At the basis of this song of praise, which the Church lifts up with joy here as in so many other places on the earth, is the incomparable choice of a daughter of the human race to be the Mother of God.
And therefore let God above all be praised: Father, Son and Holy Spirit.
May blessing and veneration be given to Mary, the model of the Church, as the “dwellingplace of the Most Holy Trinity”.

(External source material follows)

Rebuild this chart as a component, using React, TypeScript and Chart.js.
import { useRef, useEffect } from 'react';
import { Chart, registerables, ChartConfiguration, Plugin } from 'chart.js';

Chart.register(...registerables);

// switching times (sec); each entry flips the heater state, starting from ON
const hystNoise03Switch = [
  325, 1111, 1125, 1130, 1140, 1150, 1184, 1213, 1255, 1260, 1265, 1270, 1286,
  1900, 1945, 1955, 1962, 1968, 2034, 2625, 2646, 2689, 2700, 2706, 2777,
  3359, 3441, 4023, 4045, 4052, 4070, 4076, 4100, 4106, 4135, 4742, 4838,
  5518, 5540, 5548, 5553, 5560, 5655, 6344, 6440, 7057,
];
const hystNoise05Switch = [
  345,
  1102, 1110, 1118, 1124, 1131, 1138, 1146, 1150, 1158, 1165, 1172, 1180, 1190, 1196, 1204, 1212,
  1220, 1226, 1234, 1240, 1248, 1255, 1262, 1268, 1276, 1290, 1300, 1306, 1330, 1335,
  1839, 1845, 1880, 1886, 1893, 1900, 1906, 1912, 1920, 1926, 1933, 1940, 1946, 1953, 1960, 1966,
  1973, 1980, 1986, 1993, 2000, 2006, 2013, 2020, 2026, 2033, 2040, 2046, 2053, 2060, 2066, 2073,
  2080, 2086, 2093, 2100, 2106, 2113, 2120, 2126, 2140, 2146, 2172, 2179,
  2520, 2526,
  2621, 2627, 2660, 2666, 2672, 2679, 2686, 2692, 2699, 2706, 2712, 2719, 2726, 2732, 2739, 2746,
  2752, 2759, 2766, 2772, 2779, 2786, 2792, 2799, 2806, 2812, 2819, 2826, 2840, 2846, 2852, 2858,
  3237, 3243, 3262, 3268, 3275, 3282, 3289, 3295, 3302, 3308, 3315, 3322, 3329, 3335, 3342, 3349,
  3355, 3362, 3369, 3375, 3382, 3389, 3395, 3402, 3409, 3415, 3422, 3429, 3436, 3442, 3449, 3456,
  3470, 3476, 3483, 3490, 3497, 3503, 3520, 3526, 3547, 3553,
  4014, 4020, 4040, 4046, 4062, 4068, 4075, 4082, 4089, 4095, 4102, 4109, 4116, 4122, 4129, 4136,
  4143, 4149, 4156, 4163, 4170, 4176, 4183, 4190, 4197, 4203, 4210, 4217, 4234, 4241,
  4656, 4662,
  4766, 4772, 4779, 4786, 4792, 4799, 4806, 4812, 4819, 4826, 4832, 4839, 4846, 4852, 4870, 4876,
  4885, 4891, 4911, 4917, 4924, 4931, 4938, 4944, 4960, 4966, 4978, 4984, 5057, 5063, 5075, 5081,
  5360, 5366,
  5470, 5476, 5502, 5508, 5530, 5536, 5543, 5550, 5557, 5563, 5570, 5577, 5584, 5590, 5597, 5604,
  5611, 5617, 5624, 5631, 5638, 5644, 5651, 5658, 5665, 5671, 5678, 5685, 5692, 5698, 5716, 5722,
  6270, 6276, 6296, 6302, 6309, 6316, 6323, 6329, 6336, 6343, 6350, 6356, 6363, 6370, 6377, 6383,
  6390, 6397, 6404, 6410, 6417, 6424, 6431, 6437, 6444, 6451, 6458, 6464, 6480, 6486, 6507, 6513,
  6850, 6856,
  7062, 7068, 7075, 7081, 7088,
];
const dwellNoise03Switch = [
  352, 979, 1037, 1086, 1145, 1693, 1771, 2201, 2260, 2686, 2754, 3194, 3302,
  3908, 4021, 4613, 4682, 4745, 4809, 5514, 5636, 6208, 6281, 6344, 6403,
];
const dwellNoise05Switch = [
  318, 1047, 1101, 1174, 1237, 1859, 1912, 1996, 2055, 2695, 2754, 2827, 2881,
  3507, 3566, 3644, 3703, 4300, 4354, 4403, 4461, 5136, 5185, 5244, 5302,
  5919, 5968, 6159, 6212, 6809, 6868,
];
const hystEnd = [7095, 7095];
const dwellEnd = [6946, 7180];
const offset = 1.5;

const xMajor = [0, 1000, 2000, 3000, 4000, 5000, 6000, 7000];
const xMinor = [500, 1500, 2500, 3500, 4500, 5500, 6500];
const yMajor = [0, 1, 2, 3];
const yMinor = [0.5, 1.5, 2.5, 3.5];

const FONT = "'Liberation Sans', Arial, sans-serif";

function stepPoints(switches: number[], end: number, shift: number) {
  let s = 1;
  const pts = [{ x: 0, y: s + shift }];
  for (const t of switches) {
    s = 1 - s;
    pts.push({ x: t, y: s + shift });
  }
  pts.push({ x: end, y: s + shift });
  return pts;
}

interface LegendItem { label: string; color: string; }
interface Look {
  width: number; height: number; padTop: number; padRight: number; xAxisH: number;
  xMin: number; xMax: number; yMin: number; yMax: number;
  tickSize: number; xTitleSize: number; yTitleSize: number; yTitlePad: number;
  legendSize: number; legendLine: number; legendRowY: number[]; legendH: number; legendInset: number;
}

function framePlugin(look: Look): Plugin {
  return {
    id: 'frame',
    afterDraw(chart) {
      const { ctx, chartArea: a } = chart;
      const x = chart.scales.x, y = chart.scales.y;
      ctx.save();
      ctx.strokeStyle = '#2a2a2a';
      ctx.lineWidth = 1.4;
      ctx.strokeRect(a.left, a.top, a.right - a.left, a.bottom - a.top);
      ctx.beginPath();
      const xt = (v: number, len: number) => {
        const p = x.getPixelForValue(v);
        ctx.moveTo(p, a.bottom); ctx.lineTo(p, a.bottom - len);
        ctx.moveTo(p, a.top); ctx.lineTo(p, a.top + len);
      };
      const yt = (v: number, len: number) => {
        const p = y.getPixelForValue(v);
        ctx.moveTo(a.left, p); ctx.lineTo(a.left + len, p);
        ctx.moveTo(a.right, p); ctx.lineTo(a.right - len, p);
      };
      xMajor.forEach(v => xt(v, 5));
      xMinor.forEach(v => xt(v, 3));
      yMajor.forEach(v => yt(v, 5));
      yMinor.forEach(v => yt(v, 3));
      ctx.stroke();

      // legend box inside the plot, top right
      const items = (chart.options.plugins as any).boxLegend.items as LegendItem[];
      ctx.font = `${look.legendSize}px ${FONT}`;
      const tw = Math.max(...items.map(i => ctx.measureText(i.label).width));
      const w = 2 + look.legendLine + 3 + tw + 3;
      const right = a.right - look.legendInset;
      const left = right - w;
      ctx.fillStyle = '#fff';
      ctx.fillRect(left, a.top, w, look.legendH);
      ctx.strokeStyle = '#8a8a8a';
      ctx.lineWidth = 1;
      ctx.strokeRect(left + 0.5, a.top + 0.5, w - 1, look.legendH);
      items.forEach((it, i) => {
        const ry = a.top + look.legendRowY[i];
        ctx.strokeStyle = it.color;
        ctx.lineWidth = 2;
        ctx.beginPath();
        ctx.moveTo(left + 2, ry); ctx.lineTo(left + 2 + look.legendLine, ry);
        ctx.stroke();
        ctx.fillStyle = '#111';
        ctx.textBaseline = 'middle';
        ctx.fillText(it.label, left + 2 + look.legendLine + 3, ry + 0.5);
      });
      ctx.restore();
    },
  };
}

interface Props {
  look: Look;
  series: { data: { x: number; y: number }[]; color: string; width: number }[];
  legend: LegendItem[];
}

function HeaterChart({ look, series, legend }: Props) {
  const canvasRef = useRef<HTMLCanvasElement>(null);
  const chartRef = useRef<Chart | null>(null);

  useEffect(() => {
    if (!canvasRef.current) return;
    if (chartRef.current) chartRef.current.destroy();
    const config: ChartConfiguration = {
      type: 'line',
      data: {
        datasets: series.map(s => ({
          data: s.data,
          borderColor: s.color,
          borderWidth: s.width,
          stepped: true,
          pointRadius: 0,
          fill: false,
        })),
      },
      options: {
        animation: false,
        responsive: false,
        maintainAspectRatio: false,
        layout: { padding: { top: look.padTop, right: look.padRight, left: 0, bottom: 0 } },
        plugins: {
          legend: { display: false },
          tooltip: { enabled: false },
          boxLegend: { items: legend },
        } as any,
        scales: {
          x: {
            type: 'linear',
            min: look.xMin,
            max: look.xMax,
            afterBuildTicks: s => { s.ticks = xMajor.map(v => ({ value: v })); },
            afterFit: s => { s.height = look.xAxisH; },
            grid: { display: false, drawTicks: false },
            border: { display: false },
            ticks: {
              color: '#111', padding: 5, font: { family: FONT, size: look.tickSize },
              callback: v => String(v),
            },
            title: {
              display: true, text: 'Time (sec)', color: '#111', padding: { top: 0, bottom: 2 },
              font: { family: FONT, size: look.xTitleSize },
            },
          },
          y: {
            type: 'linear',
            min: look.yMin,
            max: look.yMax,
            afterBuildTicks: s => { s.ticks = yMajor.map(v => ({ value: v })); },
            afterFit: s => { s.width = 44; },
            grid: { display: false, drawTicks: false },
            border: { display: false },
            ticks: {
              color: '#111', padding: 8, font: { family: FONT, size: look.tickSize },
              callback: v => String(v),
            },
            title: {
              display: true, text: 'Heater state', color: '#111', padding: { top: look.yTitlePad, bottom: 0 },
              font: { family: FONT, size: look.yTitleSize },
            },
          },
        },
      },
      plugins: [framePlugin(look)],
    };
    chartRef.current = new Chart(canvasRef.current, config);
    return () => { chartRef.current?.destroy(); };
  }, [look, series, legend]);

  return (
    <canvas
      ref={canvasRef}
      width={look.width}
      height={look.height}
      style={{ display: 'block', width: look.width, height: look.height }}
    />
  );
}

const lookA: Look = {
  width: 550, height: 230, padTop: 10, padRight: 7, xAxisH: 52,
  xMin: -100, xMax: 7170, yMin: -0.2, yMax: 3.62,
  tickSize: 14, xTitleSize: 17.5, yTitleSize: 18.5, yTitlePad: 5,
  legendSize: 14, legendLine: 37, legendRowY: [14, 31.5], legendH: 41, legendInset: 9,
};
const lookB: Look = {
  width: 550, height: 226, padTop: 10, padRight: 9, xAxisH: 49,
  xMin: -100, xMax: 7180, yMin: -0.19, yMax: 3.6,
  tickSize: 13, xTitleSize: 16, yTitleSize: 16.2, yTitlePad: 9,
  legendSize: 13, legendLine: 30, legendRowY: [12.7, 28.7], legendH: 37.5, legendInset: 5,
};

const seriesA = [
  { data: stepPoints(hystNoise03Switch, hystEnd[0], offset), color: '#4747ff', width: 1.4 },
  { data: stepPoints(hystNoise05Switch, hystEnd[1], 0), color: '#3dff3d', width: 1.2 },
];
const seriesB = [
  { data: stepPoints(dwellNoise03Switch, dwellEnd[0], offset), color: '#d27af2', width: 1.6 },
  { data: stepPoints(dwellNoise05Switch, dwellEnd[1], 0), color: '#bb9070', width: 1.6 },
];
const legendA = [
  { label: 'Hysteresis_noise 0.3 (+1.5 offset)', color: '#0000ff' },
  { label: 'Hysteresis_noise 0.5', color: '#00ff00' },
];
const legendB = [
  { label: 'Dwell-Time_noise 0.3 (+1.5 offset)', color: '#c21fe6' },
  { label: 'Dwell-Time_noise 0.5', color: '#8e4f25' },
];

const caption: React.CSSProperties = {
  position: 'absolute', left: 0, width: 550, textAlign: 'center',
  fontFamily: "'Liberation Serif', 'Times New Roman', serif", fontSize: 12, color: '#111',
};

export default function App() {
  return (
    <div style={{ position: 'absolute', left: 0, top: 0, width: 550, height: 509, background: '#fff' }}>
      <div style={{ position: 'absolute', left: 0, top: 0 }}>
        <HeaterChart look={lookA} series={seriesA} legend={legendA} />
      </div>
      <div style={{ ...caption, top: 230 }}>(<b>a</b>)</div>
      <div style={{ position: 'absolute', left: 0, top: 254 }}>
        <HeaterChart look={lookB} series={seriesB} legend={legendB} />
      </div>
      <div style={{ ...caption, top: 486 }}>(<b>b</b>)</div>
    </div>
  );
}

From the time when Jesus, dying on the Cross, said to John: “Behold, your mother”; from the time when “the disci ple took her to his own home”, the mystery of the spiritual motherhood of Mary has been actualised boundlessly in history. Motherhood means caring for the life of the child. Since Mary is the mother of us all, her care for the life of man is universal. The care of a mother embraces her child totally. Mary’s motherhood has its beginning in her motherly care for Christ. In Christ, at the foot of the Cross, she accepted John, and in John she accepted all of us totally. Mary embraces us all with special solicitude in the Holy Spirit. For as we profess in our Creed, he is “the giver of life”. It is he who gives the fullness of life, open towards eternity.
Mary’s spiritual motherhood is therefore a sharing in the power of the Holy Spirit, of “the giver of life”. It is the humble service of her who says of herself: “Behold, I am the handmaid of the Lord” (Lk 1:38).
In the light of the mystery of Mary’s spiritual motherhood, let us seek to understand the extraordinary message, which began on May 13 1917 to resound throughout the world from Fatima, continuing for five months until October 13 of the same year.
The Church has always taught and continues to proclaim that God’s revelation was brought to completion in Jesus Christ, who is the fullness of that revelation, and that “no new public revelation is to be expected before the glorious manifestation of our Lord” (Dei Verbum, 4). The Church evaluates and judges private revelations by the criterion of conformity with that single public revelation.
If the Church has accepted the message of Fatima, it is above all because that message contains a truth and a call whose basic content is the truth and the call of the Gospel itself.
“Repent, and believe in the Gospel” (Mk 1:15): these are the first words that the Messiah addressed to humanity. The message of Fatima is, in its basic nucleus, a call to conversion and repentance, as in the Gospel. This call was uttered at the beginning of the 20th century, and it was thus addressed particularly to this present century. The Lady of the message seems to have read with special insight the “signs of the times”, the signs of our time.